***** Collected data

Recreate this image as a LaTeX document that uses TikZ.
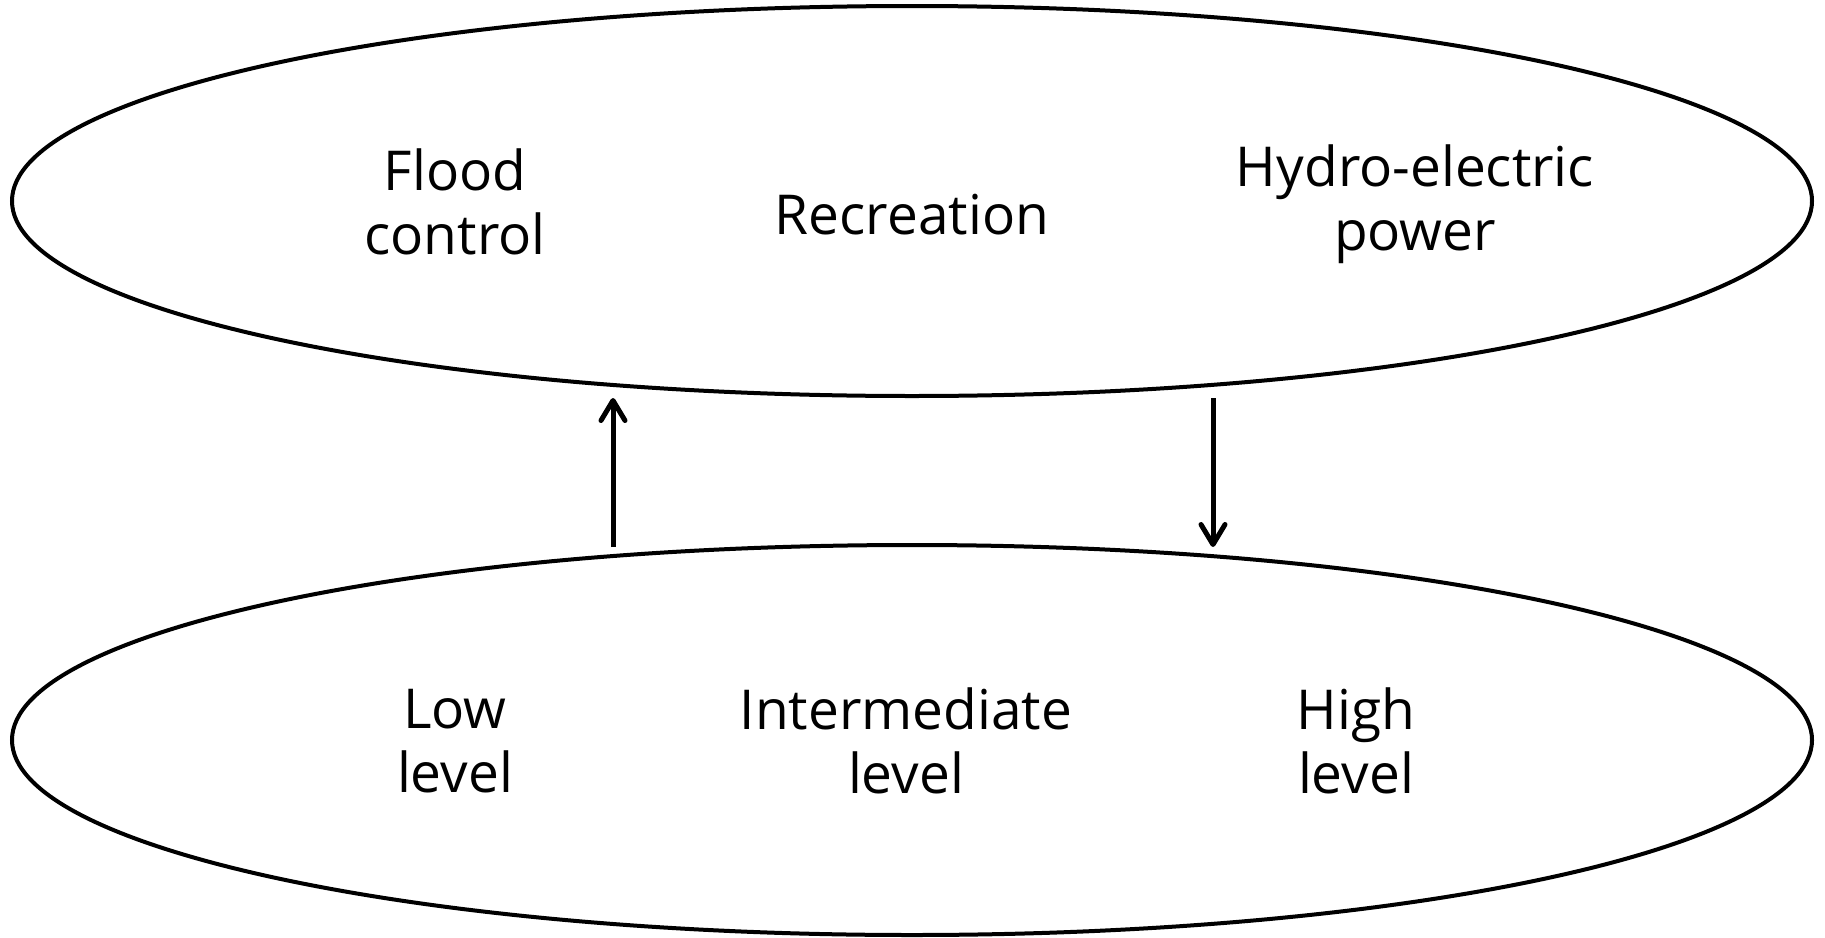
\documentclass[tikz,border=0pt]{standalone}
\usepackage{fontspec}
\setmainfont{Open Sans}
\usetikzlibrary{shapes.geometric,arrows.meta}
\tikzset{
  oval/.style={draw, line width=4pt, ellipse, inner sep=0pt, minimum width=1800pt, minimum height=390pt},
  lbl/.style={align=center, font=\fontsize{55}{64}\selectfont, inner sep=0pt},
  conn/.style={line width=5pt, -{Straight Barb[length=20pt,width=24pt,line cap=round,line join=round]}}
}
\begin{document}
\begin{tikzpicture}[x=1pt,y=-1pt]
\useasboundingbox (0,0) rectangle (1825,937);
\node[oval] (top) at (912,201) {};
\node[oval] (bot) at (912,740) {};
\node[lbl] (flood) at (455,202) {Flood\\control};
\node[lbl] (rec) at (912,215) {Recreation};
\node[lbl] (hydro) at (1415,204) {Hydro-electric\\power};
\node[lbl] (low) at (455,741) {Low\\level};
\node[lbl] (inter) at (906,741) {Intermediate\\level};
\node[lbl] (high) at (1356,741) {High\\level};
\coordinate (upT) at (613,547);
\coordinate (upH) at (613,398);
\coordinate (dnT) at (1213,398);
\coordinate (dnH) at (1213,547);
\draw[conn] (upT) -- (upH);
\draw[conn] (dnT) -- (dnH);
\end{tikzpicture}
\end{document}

**********

__Exercise requirements__. Repeat the material above verbatim, with no pictures in the output.

__Reply to the exercise__.
Recreate this image as a LaTeX document that uses TikZ.
\documentclass[tikz,border=0pt]{standalone}
\usepackage{fontspec}
\setmainfont{Open Sans}
\usetikzlibrary{shapes.geometric,arrows.meta}
\tikzset{
  oval/.style={draw, line width=4pt, ellipse, inner sep=0pt, minimum width=1800pt, minimum height=390pt},
  lbl/.style={align=center, font=\fontsize{55}{64}\selectfont, inner sep=0pt},
  conn/.style={line width=5pt, -{Straight Barb[length=20pt,width=24pt,line cap=round,line join=round]}}
}
\begin{document}
\begin{tikzpicture}[x=1pt,y=-1pt]
\useasboundingbox (0,0) rectangle (1825,937);
\node[oval] (top) at (912,201) {};
\node[oval] (bot) at (912,740) {};
\node[lbl] (flood) at (455,202) {Flood\\control};
\node[lbl] (rec) at (912,215) {Recreation};
\node[lbl] (hydro) at (1415,204) {Hydro-electric\\power};
\node[lbl] (low) at (455,741) {Low\\level};
\node[lbl] (inter) at (906,741) {Intermediate\\level};
\node[lbl] (high) at (1356,741) {High\\level};
\coordinate (upT) at (613,547);
\coordinate (upH) at (613,398);
\coordinate (dnT) at (1213,398);
\coordinate (dnH) at (1213,547);
\draw[conn] (upT) -- (upH);
\draw[conn] (dnT) -- (dnH);
\end{tikzpicture}
\end{document}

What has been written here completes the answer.